Aim of the task:
Quote only the lines from the top of the listing below down to and including the line with "const toPoints = (ys)".

Source excerpt:
● ● ● ● ●

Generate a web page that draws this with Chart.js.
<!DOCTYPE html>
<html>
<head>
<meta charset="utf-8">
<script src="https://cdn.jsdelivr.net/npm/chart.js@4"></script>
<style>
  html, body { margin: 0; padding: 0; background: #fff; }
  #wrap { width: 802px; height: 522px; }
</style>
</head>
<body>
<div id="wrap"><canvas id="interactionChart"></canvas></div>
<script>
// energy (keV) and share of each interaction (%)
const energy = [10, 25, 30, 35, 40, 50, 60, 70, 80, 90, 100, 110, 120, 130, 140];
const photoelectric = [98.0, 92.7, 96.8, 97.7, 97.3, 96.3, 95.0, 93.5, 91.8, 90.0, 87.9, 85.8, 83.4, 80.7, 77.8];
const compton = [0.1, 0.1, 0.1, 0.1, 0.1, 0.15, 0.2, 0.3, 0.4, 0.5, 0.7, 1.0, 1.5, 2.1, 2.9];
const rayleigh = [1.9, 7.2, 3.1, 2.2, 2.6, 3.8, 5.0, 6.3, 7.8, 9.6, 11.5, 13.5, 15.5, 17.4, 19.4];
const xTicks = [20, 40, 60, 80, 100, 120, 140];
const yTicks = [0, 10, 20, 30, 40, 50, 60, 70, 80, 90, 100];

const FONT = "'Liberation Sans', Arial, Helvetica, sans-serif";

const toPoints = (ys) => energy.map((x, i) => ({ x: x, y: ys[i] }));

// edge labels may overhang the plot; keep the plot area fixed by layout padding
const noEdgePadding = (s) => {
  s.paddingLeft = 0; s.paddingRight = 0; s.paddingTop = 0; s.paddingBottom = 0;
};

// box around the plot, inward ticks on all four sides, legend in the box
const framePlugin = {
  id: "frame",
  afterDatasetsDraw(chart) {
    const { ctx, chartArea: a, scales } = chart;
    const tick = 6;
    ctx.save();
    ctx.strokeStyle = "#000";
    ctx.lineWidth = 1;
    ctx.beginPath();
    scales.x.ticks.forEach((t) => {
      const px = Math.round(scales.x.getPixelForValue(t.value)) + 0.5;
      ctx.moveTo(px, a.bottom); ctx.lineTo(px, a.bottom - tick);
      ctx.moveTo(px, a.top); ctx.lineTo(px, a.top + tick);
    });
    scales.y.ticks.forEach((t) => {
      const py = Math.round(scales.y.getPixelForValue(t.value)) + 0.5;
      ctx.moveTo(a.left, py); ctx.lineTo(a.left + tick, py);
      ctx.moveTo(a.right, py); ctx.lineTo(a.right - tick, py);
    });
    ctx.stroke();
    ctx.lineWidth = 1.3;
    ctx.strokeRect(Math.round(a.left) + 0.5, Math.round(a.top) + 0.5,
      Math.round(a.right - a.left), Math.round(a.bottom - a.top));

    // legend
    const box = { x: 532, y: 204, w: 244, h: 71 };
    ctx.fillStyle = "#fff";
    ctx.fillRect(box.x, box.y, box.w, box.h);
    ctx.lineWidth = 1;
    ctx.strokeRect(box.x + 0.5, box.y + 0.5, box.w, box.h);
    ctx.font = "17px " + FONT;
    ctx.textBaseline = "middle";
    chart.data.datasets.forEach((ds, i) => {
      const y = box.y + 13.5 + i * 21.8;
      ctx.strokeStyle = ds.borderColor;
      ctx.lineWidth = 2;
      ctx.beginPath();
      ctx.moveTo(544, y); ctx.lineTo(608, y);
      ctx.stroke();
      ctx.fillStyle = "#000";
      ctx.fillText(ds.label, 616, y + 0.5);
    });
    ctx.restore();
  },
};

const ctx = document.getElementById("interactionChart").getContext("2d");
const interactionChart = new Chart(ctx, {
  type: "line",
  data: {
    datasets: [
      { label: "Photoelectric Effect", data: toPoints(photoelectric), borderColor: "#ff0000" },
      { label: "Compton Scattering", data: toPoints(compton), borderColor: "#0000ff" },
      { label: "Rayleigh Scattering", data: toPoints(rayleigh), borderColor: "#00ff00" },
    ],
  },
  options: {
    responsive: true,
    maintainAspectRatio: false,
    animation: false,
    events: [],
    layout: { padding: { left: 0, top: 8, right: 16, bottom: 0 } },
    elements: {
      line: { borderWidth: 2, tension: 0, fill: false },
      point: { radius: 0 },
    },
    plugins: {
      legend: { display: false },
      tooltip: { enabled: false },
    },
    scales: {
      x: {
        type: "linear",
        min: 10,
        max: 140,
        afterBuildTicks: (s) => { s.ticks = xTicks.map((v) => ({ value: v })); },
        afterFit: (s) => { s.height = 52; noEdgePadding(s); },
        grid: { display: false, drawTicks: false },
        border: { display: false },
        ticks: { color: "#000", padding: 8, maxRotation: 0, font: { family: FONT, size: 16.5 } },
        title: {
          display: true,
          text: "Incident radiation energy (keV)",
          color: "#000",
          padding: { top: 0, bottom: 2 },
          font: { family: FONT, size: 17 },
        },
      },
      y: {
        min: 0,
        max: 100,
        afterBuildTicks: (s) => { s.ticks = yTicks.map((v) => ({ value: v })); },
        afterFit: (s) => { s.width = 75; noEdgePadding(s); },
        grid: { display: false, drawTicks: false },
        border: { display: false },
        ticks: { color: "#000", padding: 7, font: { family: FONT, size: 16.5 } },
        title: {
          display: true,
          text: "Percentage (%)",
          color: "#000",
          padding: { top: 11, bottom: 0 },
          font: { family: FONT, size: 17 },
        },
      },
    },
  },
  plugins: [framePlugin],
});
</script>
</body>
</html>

● ● ● ● ●

Correct response:
Generate a web page that draws this with Chart.js.
<!DOCTYPE html>
<html>
<head>
<meta charset="utf-8">
<script src="https://cdn.jsdelivr.net/npm/chart.js@4"></script>
<style>
  html, body { margin: 0; padding: 0; background: #fff; }
  #wrap { width: 802px; height: 522px; }
</style>
</head>
<body>
<div id="wrap"><canvas id="interactionChart"></canvas></div>
<script>
// energy (keV) and share of each interaction (%)
const energy = [10, 25, 30, 35, 40, 50, 60, 70, 80, 90, 100, 110, 120, 130, 140];
const photoelectric = [98.0, 92.7, 96.8, 97.7, 97.3, 96.3, 95.0, 93.5, 91.8, 90.0, 87.9, 85.8, 83.4, 80.7, 77.8];
const compton = [0.1, 0.1, 0.1, 0.1, 0.1, 0.15, 0.2, 0.3, 0.4, 0.5, 0.7, 1.0, 1.5, 2.1, 2.9];
const rayleigh = [1.9, 7.2, 3.1, 2.2, 2.6, 3.8, 5.0, 6.3, 7.8, 9.6, 11.5, 13.5, 15.5, 17.4, 19.4];
const xTicks = [20, 40, 60, 80, 100, 120, 140];
const yTicks = [0, 10, 20, 30, 40, 50, 60, 70, 80, 90, 100];

const FONT = "'Liberation Sans', Arial, Helvetica, sans-serif";

const toPoints = (ys) => energy.map((x, i) => ({ x: x, y: ys[i] }));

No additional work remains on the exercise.